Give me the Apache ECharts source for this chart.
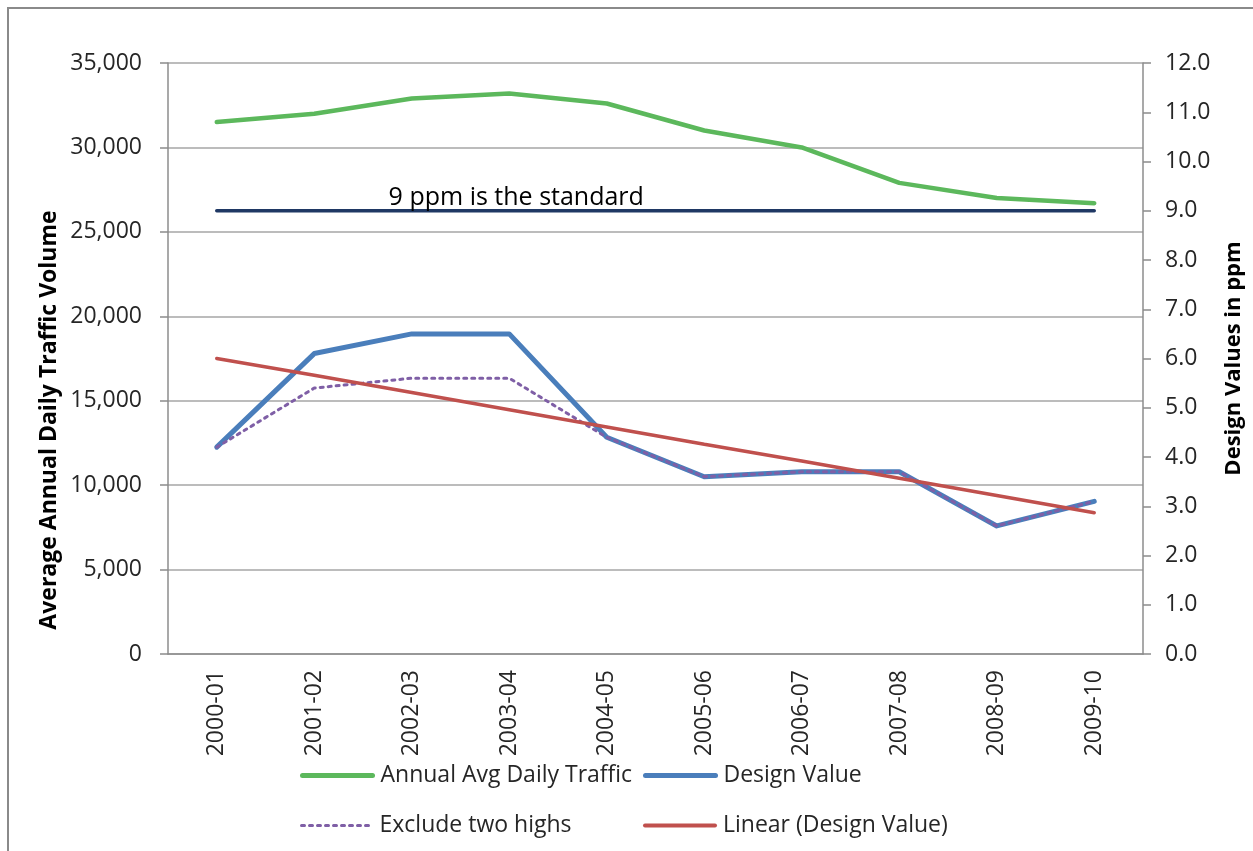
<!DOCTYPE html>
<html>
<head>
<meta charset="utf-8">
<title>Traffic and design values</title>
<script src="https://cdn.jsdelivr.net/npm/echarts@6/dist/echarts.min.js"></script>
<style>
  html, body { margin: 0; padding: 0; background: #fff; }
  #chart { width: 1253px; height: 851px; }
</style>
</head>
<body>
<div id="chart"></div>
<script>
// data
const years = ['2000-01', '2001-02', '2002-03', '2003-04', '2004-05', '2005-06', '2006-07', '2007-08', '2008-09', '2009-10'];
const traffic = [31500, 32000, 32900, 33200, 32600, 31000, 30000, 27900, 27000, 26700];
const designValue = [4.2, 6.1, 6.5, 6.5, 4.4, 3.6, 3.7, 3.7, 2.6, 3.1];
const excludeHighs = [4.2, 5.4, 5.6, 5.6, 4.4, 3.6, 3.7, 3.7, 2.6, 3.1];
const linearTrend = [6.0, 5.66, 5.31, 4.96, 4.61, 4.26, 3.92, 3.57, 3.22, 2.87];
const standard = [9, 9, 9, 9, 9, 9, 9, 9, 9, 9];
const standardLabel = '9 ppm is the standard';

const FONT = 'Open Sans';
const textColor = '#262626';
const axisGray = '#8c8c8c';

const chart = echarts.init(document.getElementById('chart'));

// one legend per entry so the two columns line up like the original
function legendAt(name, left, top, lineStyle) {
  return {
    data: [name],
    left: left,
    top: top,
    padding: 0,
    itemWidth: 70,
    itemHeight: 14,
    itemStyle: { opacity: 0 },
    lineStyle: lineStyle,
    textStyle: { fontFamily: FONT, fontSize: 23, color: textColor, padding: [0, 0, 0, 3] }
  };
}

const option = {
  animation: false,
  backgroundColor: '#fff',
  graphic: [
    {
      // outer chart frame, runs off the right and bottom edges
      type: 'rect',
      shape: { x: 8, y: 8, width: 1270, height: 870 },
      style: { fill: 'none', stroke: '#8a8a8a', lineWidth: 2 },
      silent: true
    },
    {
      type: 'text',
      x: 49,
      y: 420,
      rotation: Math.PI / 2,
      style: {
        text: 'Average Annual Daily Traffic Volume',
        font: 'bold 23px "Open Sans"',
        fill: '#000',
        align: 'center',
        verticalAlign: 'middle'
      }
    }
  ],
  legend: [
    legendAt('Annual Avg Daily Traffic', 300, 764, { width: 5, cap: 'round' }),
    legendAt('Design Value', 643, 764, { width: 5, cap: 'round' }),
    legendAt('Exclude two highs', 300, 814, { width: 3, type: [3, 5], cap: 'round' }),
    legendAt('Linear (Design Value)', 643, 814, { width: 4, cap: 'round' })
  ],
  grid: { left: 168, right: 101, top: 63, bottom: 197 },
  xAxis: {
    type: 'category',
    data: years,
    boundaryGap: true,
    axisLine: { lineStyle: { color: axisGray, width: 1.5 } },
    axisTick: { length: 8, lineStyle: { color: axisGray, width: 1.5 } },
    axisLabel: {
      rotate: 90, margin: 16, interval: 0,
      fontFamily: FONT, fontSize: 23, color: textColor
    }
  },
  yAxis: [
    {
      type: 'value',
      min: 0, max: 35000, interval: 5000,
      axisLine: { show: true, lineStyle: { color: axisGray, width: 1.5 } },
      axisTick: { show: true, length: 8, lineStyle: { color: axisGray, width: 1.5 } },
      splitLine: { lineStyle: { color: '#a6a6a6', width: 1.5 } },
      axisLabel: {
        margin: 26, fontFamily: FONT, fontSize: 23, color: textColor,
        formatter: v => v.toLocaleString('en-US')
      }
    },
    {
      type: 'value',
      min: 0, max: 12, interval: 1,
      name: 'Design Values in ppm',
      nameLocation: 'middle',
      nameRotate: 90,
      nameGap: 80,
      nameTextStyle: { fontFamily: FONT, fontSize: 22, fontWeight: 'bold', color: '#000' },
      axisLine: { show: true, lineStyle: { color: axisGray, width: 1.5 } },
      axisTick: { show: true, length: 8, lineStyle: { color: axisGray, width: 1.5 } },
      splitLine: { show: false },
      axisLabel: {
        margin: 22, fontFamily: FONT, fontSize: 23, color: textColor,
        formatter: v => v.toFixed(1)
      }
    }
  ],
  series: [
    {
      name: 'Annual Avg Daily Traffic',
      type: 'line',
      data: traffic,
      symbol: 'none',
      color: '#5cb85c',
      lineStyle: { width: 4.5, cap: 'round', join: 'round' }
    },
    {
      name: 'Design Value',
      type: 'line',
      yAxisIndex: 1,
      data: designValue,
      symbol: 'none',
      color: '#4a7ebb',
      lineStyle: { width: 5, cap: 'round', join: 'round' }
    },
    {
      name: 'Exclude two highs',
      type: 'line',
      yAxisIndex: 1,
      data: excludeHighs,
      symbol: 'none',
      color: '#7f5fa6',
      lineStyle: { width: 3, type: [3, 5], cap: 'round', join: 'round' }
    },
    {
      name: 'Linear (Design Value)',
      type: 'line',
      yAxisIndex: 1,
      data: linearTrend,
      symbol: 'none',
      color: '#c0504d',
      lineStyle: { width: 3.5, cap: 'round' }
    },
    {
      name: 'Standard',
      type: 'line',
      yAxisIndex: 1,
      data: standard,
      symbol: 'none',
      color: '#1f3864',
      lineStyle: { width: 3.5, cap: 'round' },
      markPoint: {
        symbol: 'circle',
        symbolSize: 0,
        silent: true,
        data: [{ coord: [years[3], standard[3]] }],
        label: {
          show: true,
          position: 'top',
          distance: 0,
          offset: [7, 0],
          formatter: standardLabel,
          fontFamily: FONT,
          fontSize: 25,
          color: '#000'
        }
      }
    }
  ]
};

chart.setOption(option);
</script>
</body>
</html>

=-=-=

Drop the images and repeat the data exactly.

» **Result**:
Give me the Apache ECharts source for this chart.
<!DOCTYPE html>
<html>
<head>
<meta charset="utf-8">
<title>Traffic and design values</title>
<script src="https://cdn.jsdelivr.net/npm/echarts@6/dist/echarts.min.js"></script>
<style>
  html, body { margin: 0; padding: 0; background: #fff; }
  #chart { width: 1253px; height: 851px; }
</style>
</head>
<body>
<div id="chart"></div>
<script>
// data
const years = ['2000-01', '2001-02', '2002-03', '2003-04', '2004-05', '2005-06', '2006-07', '2007-08', '2008-09', '2009-10'];
const traffic = [31500, 32000, 32900, 33200, 32600, 31000, 30000, 27900, 27000, 26700];
const designValue = [4.2, 6.1, 6.5, 6.5, 4.4, 3.6, 3.7, 3.7, 2.6, 3.1];
const excludeHighs = [4.2, 5.4, 5.6, 5.6, 4.4, 3.6, 3.7, 3.7, 2.6, 3.1];
const linearTrend = [6.0, 5.66, 5.31, 4.96, 4.61, 4.26, 3.92, 3.57, 3.22, 2.87];
const standard = [9, 9, 9, 9, 9, 9, 9, 9, 9, 9];
const standardLabel = '9 ppm is the standard';

const FONT = 'Open Sans';
const textColor = '#262626';
const axisGray = '#8c8c8c';

const chart = echarts.init(document.getElementById('chart'));

// one legend per entry so the two columns line up like the original
function legendAt(name, left, top, lineStyle) {
  return {
    data: [name],
    left: left,
    top: top,
    padding: 0,
    itemWidth: 70,
    itemHeight: 14,
    itemStyle: { opacity: 0 },
    lineStyle: lineStyle,
    textStyle: { fontFamily: FONT, fontSize: 23, color: textColor, padding: [0, 0, 0, 3] }
  };
}

const option = {
  animation: false,
  backgroundColor: '#fff',
  graphic: [
    {
      // outer chart frame, runs off the right and bottom edges
      type: 'rect',
      shape: { x: 8, y: 8, width: 1270, height: 870 },
      style: { fill: 'none', stroke: '#8a8a8a', lineWidth: 2 },
      silent: true
    },
    {
      type: 'text',
      x: 49,
      y: 420,
      rotation: Math.PI / 2,
      style: {
        text: 'Average Annual Daily Traffic Volume',
        font: 'bold 23px "Open Sans"',
        fill: '#000',
        align: 'center',
        verticalAlign: 'middle'
      }
    }
  ],
  legend: [
    legendAt('Annual Avg Daily Traffic', 300, 764, { width: 5, cap: 'round' }),
    legendAt('Design Value', 643, 764, { width: 5, cap: 'round' }),
    legendAt('Exclude two highs', 300, 814, { width: 3, type: [3, 5], cap: 'round' }),
    legendAt('Linear (Design Value)', 643, 814, { width: 4, cap: 'round' })
  ],
  grid: { left: 168, right: 101, top: 63, bottom: 197 },
  xAxis: {
    type: 'category',
    data: years,
    boundaryGap: true,
    axisLine: { lineStyle: { color: axisGray, width: 1.5 } },
    axisTick: { length: 8, lineStyle: { color: axisGray, width: 1.5 } },
    axisLabel: {
      rotate: 90, margin: 16, interval: 0,
      fontFamily: FONT, fontSize: 23, color: textColor
    }
  },
  yAxis: [
    {
      type: 'value',
      min: 0, max: 35000, interval: 5000,
      axisLine: { show: true, lineStyle: { color: axisGray, width: 1.5 } },
      axisTick: { show: true, length: 8, lineStyle: { color: axisGray, width: 1.5 } },
      splitLine: { lineStyle: { color: '#a6a6a6', width: 1.5 } },
      axisLabel: {
        margin: 26, fontFamily: FONT, fontSize: 23, color: textColor,
        formatter: v => v.toLocaleString('en-US')
      }
    },
    {
      type: 'value',
      min: 0, max: 12, interval: 1,
      name: 'Design Values in ppm',
      nameLocation: 'middle',
      nameRotate: 90,
      nameGap: 80,
      nameTextStyle: { fontFamily: FONT, fontSize: 22, fontWeight: 'bold', color: '#000' },
      axisLine: { show: true, lineStyle: { color: axisGray, width: 1.5 } },
      axisTick: { show: true, length: 8, lineStyle: { color: axisGray, width: 1.5 } },
      splitLine: { show: false },
      axisLabel: {
        margin: 22, fontFamily: FONT, fontSize: 23, color: textColor,
        formatter: v => v.toFixed(1)
      }
    }
  ],
  series: [
    {
      name: 'Annual Avg Daily Traffic',
      type: 'line',
      data: traffic,
      symbol: 'none',
      color: '#5cb85c',
      lineStyle: { width: 4.5, cap: 'round', join: 'round' }
    },
    {
      name: 'Design Value',
      type: 'line',
      yAxisIndex: 1,
      data: designValue,
      symbol: 'none',
      color: '#4a7ebb',
      lineStyle: { width: 5, cap: 'round', join: 'round' }
    },
    {
      name: 'Exclude two highs',
      type: 'line',
      yAxisIndex: 1,
      data: excludeHighs,
      symbol: 'none',
      color: '#7f5fa6',
      lineStyle: { width: 3, type: [3, 5], cap: 'round', join: 'round' }
    },
    {
      name: 'Linear (Design Value)',
      type: 'line',
      yAxisIndex: 1,
      data: linearTrend,
      symbol: 'none',
      color: '#c0504d',
      lineStyle: { width: 3.5, cap: 'round' }
    },
    {
      name: 'Standard',
      type: 'line',
      yAxisIndex: 1,
      data: standard,
      symbol: 'none',
      color: '#1f3864',
      lineStyle: { width: 3.5, cap: 'round' },
      markPoint: {
        symbol: 'circle',
        symbolSize: 0,
        silent: true,
        data: [{ coord: [years[3], standard[3]] }],
        label: {
          show: true,
          position: 'top',
          distance: 0,
          offset: [7, 0],
          formatter: standardLabel,
          fontFamily: FONT,
          fontSize: 25,
          color: '#000'
        }
      }
    }
  ]
};

chart.setOption(option);
</script>
</body>
</html>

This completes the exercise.